FDA issues final guidance on unapproved drugs

June 12, 2006

The FDA has issued a final guidance outlining the steps the agency will take to address medicines that are marketed without FDA approval. The activity will begin with prescription products containing the antihistamine carbinoxamine because of safety concerns regarding their use in children less than two years of age.

FDA issues final guidance on unapproved drugs

The FDA has issued a final guidance outlining the steps the agency will take to address medicines that are marketed without FDA approval. The activity will begin with prescription products containing the antihistamine carbinoxamine because of safety concerns regarding their use in children less than two years of age. To date, the FDA has approved two carbinoxamine products for various allergic symptoms. Many unapproved carbinoxamine products are labeled for treatment of cough and cold symptoms, an indication for which carbinoxamine has not been found safe and effective by the FDA. The agency estimates that there are several hundred different unapproved active ingredients in prescription drugs on the market, with less than 2% of prescribed drugs being unapproved. Many of the unapproved drugs affected by the final guidance are medicines that were developed and marketed before successive changes to the drug approval process, which was established in the Federal Food, Drug, and Cosmetic Act.
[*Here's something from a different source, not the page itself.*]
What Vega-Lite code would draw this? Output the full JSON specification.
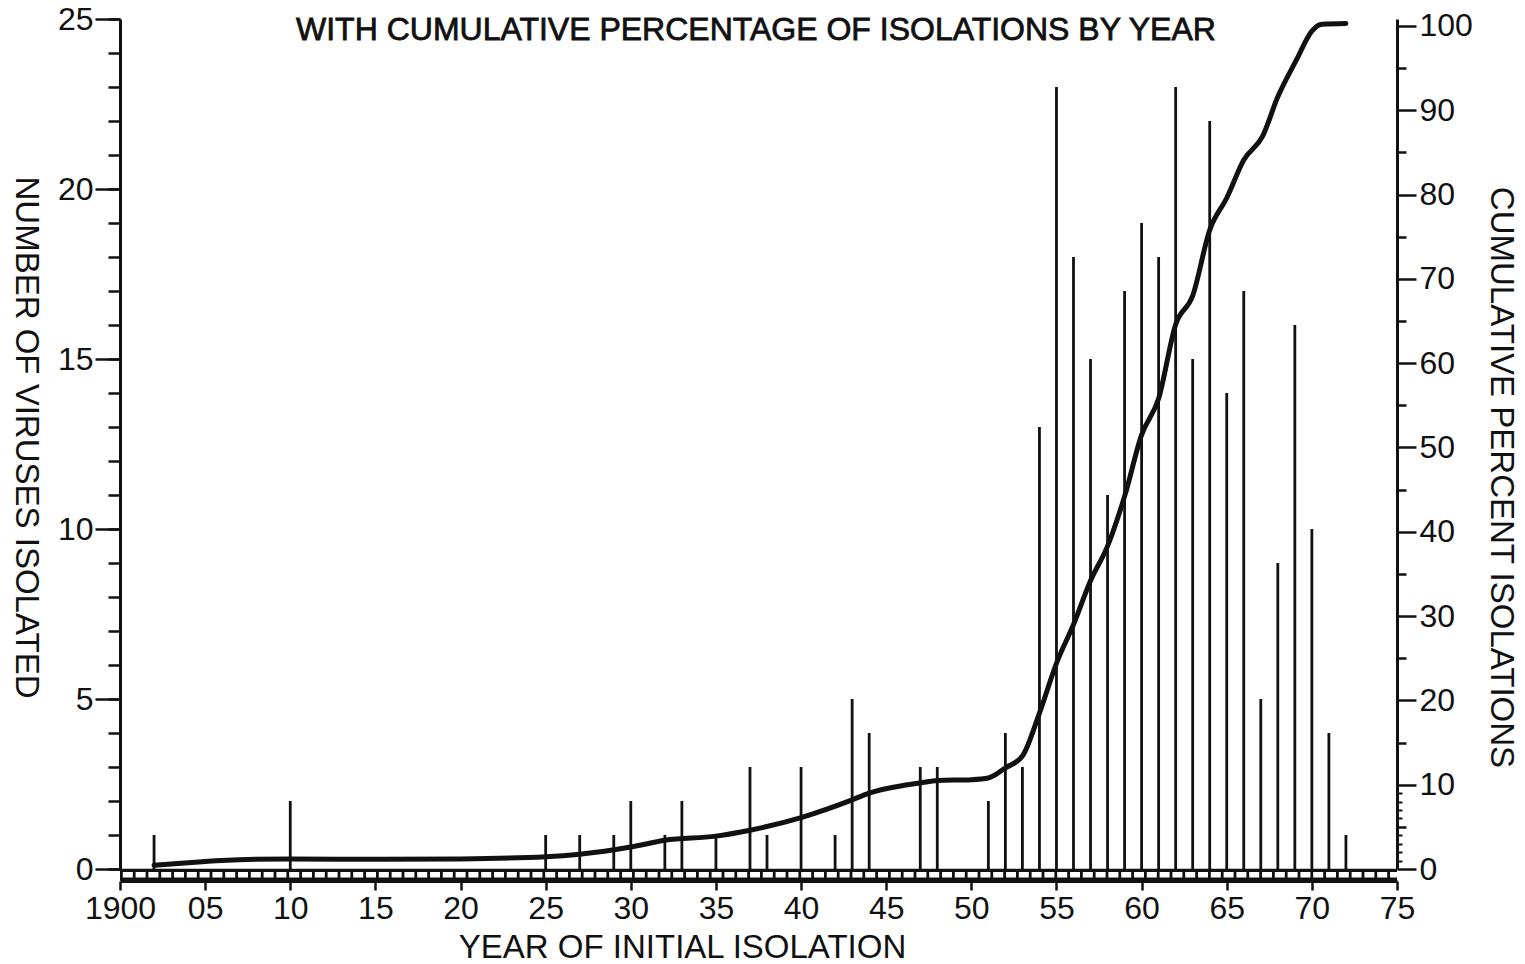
{
  "$schema": "https://vega.github.io/schema/vega-lite/v6.json",
  "width": 1277,
  "height": 850,
  "autosize": {"type": "none"},
  "padding": {"left": 120, "top": 19, "right": 128, "bottom": 95},
  "background": "white",
  "config": {
    "view": {"stroke": null},
    "axis": {
      "grid": false,
      "labelFont": "Liberation Sans",
      "labelFontSize": 32,
      "labelColor": "#111",
      "titleFont": "Liberation Sans",
      "titleFontSize": 33,
      "titleFontWeight": "normal",
      "titleColor": "#111",
      "domainColor": "#111",
      "tickColor": "#111",
      "domainWidth": 3,
      "tickWidth": 2.5
    },
    "axisX": {
      "orient": "bottom",
      "offset": 12,
      "labelExpr": "datum.value === 1900 ? '1900' : ((datum.value - 1900) < 10 ? '0' + (datum.value - 1900) : '' + (datum.value - 1900))",
      "tickSize": 9,
      "labelPadding": 3,
      "labelFlush": false,
      "labelOverlap": false,
      "titleX": 562,
      "titleY": 66,
      "titleAlign": "center",
      "titleBaseline": "middle"
    }
  },
  "resolve": {"scale": {"y": "independent"}, "axis": {"y": "independent"}},
  "layer": [
    {
      "data": {"values": [{}]},
      "mark": {"type": "rule", "color": "#111", "strokeWidth": 12, "strokeCap": "butt"},
      "encoding": {
        "x": {"datum": 1900, "type": "quantitative", "scale": {"domain": [1900, 1975], "nice": false, "zero": false}, "axis": {"title": "YEAR  OF INITIAL ISOLATION", "values": [1900,1905,1910,1915,1920,1925,1930,1935,1940,1945,1950,1955,1960,1965,1970,1975]}},
        "x2": {"datum": 1975},
        "y": {"datum": -0.17, "type": "quantitative", "scale": {"domain": [0, 25], "nice": false, "zero": false},
          "axis": {"orient": "left", "values": [0,1,2,3,4,5,6,7,8,9,10,11,12,13,14,15,16,17,18,19,20,21,22,23,24,25], "tickSize": 12, "labels": false, "domain": false, "title": null}}
      }
    },
    {
      "data": {"values": [{}]},
      "mark": {"type": "rule", "color": "white", "strokeWidth": 5.5, "strokeCap": "butt", "strokeDash": [10, 2.8], "strokeDashOffset": -2.8},
      "encoding": {
        "x": {"datum": 1900, "type": "quantitative", "scale": {"domain": [1900, 1975], "nice": false, "zero": false}, "axis": {"title": "YEAR  OF INITIAL ISOLATION", "values": [1900,1905,1910,1915,1920,1925,1930,1935,1940,1945,1950,1955,1960,1965,1970,1975]}},
        "x2": {"datum": 1975},
        "y": {"datum": -0.17, "type": "quantitative", "scale": {"domain": [0, 25], "nice": false, "zero": false}, "axis": null}
      }
    },
    {
      "data": {"values": [
        {"year": 1902, "n": 1}, {"year": 1910, "n": 2}, {"year": 1925, "n": 1}, {"year": 1927, "n": 1},
        {"year": 1929, "n": 1}, {"year": 1930, "n": 2}, {"year": 1932, "n": 1}, {"year": 1933, "n": 2},
        {"year": 1935, "n": 1}, {"year": 1937, "n": 3}, {"year": 1938, "n": 1}, {"year": 1940, "n": 3},
        {"year": 1942, "n": 1}, {"year": 1943, "n": 5}, {"year": 1944, "n": 4}, {"year": 1947, "n": 3},
        {"year": 1948, "n": 3}, {"year": 1951, "n": 2}, {"year": 1952, "n": 4}, {"year": 1953, "n": 3},
        {"year": 1954, "n": 13}, {"year": 1955, "n": 23}, {"year": 1956, "n": 18}, {"year": 1957, "n": 15},
        {"year": 1958, "n": 11}, {"year": 1959, "n": 17}, {"year": 1960, "n": 19}, {"year": 1961, "n": 18},
        {"year": 1962, "n": 23}, {"year": 1963, "n": 15}, {"year": 1964, "n": 22}, {"year": 1965, "n": 14},
        {"year": 1966, "n": 17}, {"year": 1967, "n": 5}, {"year": 1968, "n": 9}, {"year": 1969, "n": 16},
        {"year": 1970, "n": 10}, {"year": 1971, "n": 4}, {"year": 1972, "n": 1}
      ]},
      "mark": {"type": "rule", "color": "#111", "strokeWidth": 2.8, "strokeCap": "butt"},
      "encoding": {
        "x": {"field": "year", "type": "quantitative", "scale": {"domain": [1900, 1975], "nice": false, "zero": false}, "axis": {"title": "YEAR  OF INITIAL ISOLATION", "values": [1900,1905,1910,1915,1920,1925,1930,1935,1940,1945,1950,1955,1960,1965,1970,1975]}},
        "y": {"field": "n", "type": "quantitative", "scale": {"domain": [0, 25], "nice": false, "zero": false},
          "axis": {"orient": "left", "values": [0, 5, 10, 15, 20, 25], "tickSize": 25, "labelPadding": 2,
            "title": "NUMBER OF VIRUSES ISOLATED", "titleAngle": 90, "titleX": -95, "titleY": 418, "titleAlign": "center", "titleBaseline": "middle"}},
        "y2": {"datum": 0}
      }
    },
    {
      "data": {"values": [
        {"year": 1902, "pct": 0.45}, {"year": 1904, "pct": 0.75}, {"year": 1906, "pct": 1.0}, {"year": 1910, "pct": 1.2},
        {"year": 1915, "pct": 1.15}, {"year": 1920, "pct": 1.2}, {"year": 1925, "pct": 1.45}, {"year": 1927, "pct": 1.75},
        {"year": 1930, "pct": 2.6}, {"year": 1932, "pct": 3.4}, {"year": 1935, "pct": 3.9}, {"year": 1937, "pct": 4.6},
        {"year": 1940, "pct": 6.1}, {"year": 1943, "pct": 8.2}, {"year": 1944, "pct": 9.0}, {"year": 1946, "pct": 9.9},
        {"year": 1947, "pct": 10.2}, {"year": 1948, "pct": 10.5}, {"year": 1950, "pct": 10.6}, {"year": 1951, "pct": 10.8},
        {"year": 1952, "pct": 12.0}, {"year": 1953, "pct": 13.4}, {"year": 1954, "pct": 18.5}, {"year": 1955, "pct": 24.4},
        {"year": 1956, "pct": 29.0}, {"year": 1957, "pct": 34.2}, {"year": 1958, "pct": 38.3}, {"year": 1959, "pct": 44.2},
        {"year": 1960, "pct": 51.5}, {"year": 1961, "pct": 55.8}, {"year": 1962, "pct": 64.6}, {"year": 1963, "pct": 68.0},
        {"year": 1964, "pct": 75.8}, {"year": 1965, "pct": 79.6}, {"year": 1966, "pct": 84.1},
        {"year": 1967.1, "pct": 86.9}, {"year": 1968, "pct": 91.6}, {"year": 1969.1, "pct": 96.0}, {"year": 1970, "pct": 99.4},
        {"year": 1970.6, "pct": 100.2}, {"year": 1972, "pct": 100.3}
      ]},
      "mark": {"type": "line", "color": "#111", "strokeWidth": 5, "interpolate": "monotone", "strokeCap": "round"},
      "encoding": {
        "x": {"field": "year", "type": "quantitative", "scale": {"domain": [1900, 1975], "nice": false, "zero": false}, "axis": {"title": "YEAR  OF INITIAL ISOLATION", "values": [1900,1905,1910,1915,1920,1925,1930,1935,1940,1945,1950,1955,1960,1965,1970,1975]}},
        "y": {"field": "pct", "type": "quantitative", "scale": {"domain": [0, 100.83], "nice": false, "zero": false},
          "axis": {"orient": "right", "values": [0, 10, 20, 30, 40, 50, 60, 70, 80, 90, 100], "tickSize": 19, "labelPadding": 3,
            "title": "CUMULATIVE PERCENT ISOLATIONS", "titleAngle": 90, "titleX": 103, "titleY": 458, "titleAlign": "center", "titleBaseline": "middle"}}
      }
    },
    {
      "data": {"values": [{}]},
      "mark": {"type": "rule", "opacity": 0},
      "encoding": {
        "x": {"datum": 1900, "type": "quantitative", "scale": {"domain": [1900, 1975], "nice": false, "zero": false}, "axis": {"title": "YEAR  OF INITIAL ISOLATION", "values": [1900,1905,1910,1915,1920,1925,1930,1935,1940,1945,1950,1955,1960,1965,1970,1975]}},
        "y": {"datum": 0, "type": "quantitative", "scale": {"domain": [0, 100.83], "nice": false, "zero": false},
          "axis": {"orient": "right", "values": [5, 15, 25, 35, 45, 55, 65, 75, 85, 95], "tickSize": 9, "labels": false, "domain": false, "title": null}}
      }
    },
    {
      "data": {"values": [{}]},
      "mark": {"type": "rule", "opacity": 0},
      "encoding": {
        "x": {"datum": 1900, "type": "quantitative", "scale": {"domain": [1900, 1975], "nice": false, "zero": false}, "axis": {"title": "YEAR  OF INITIAL ISOLATION", "values": [1900,1905,1910,1915,1920,1925,1930,1935,1940,1945,1950,1955,1960,1965,1970,1975]}},
        "y": {"datum": 0, "type": "quantitative", "scale": {"domain": [0, 100.83], "nice": false, "zero": false},
          "axis": {"orient": "right", "values": [1, 2, 3, 4, 6, 7, 8, 9], "tickSize": 5, "tickWidth": 2, "labels": false, "domain": false, "title": null}}
      }
    },
    {
      "data": {"values": [{"t": "WITH  CUMULATIVE PERCENTAGE OF ISOLATIONS BY YEAR"}]},
      "mark": {"type": "text", "font": "Liberation Sans", "fontSize": 32, "color": "#111", "stroke": "#111", "strokeWidth": 0.8, "align": "center", "baseline": "alphabetic"},
      "encoding": {
        "text": {"field": "t"},
        "x": {"datum": 1937.35, "type": "quantitative", "scale": {"domain": [1900, 1975], "nice": false, "zero": false}, "axis": {"title": "YEAR  OF INITIAL ISOLATION", "values": [1900,1905,1910,1915,1920,1925,1930,1935,1940,1945,1950,1955,1960,1965,1970,1975]}},
        "y": {"datum": 24.38, "type": "quantitative", "scale": {"domain": [0, 25], "nice": false, "zero": false}, "axis": null}
      }
    }
  ]
}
Under the new guidance, Marketed Unapproved Drugs-Compliance Policy Guide, the FDA is encouraging companies to comply with the drug approval process and seek approval for their products, as well as safeguard consumer access to important medicines. "Unapproved drugs may not meet modern standards for safety, effectiveness, quality, and labeling," said Steven Galson, M.D., director of the FDA Center for Drug Evaluation & Research during a press telebriefing. "This has been a concern of the agency over the past few years and will be a significant effort for us going forward."